Among the lines of data below, reproduce only those from the one with "Write the matplotlib code for this chart." through the one with "unfinished = [3.8, 7.0, 9.3, 5.0]", exactly as they stand, both ends included.

**Recorded information:**
<<<<

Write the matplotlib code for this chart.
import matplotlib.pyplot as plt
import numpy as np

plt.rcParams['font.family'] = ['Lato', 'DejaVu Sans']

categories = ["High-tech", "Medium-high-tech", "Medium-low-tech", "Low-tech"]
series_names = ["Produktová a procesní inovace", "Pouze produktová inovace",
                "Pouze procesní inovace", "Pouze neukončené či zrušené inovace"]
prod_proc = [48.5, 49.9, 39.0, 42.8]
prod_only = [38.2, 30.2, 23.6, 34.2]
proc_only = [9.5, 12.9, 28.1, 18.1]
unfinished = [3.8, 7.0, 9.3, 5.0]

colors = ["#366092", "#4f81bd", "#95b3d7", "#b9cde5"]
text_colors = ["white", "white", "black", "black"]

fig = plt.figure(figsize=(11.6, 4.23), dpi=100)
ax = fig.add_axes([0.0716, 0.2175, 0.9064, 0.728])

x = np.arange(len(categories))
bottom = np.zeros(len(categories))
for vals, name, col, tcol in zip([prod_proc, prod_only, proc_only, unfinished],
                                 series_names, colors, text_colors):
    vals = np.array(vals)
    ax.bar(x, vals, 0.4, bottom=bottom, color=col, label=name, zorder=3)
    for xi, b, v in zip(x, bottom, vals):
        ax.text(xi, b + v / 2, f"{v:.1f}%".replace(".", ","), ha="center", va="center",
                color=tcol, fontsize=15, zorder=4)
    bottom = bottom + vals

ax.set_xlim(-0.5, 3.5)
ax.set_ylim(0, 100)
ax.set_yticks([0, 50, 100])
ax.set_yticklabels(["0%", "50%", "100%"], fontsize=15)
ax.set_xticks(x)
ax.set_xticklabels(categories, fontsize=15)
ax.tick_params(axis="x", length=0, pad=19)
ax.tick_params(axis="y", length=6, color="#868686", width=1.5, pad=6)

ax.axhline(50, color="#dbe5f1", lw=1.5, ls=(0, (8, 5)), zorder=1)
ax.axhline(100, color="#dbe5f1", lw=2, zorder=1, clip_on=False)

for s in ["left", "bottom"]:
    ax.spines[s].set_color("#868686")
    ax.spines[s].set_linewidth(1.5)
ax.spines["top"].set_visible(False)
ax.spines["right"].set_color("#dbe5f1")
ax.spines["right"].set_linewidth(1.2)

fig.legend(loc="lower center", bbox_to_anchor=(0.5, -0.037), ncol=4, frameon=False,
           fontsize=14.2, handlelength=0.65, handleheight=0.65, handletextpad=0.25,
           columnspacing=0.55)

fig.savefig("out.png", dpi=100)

>>>>
<<<<

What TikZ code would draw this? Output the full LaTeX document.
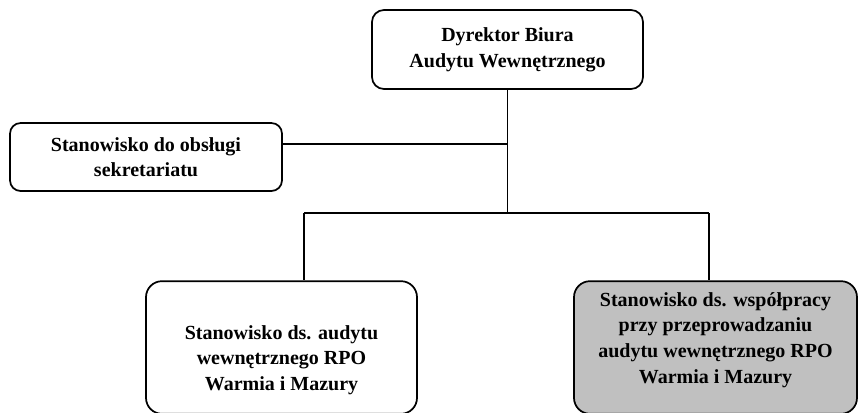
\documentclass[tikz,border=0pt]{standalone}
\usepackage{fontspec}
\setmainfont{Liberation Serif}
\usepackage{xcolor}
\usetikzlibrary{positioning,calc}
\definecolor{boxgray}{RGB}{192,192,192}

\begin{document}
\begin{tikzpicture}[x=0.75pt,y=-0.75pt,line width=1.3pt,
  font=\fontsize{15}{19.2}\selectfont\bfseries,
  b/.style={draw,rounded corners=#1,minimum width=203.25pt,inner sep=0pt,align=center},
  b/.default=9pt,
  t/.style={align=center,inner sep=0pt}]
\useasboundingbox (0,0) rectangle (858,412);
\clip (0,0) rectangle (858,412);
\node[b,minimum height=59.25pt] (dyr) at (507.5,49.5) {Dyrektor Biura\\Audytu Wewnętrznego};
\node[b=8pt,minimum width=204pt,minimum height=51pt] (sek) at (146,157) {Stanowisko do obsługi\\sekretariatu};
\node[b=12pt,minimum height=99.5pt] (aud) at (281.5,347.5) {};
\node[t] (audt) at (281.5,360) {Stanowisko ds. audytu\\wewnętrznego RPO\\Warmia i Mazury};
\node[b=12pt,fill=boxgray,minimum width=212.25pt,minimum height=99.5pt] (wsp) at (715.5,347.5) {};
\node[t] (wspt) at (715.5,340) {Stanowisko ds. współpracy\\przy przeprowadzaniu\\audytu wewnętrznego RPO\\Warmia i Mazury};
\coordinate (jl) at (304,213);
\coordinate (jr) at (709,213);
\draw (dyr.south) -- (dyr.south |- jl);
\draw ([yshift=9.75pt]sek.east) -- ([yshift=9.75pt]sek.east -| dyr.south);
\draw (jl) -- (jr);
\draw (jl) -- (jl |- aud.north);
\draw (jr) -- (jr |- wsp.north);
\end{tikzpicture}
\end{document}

>>>>

**Exercise response:**
Write the matplotlib code for this chart.
import matplotlib.pyplot as plt
import numpy as np

plt.rcParams['font.family'] = ['Lato', 'DejaVu Sans']

categories = ["High-tech", "Medium-high-tech", "Medium-low-tech", "Low-tech"]
series_names = ["Produktová a procesní inovace", "Pouze produktová inovace",
                "Pouze procesní inovace", "Pouze neukončené či zrušené inovace"]
prod_proc = [48.5, 49.9, 39.0, 42.8]
prod_only = [38.2, 30.2, 23.6, 34.2]
proc_only = [9.5, 12.9, 28.1, 18.1]
unfinished = [3.8, 7.0, 9.3, 5.0]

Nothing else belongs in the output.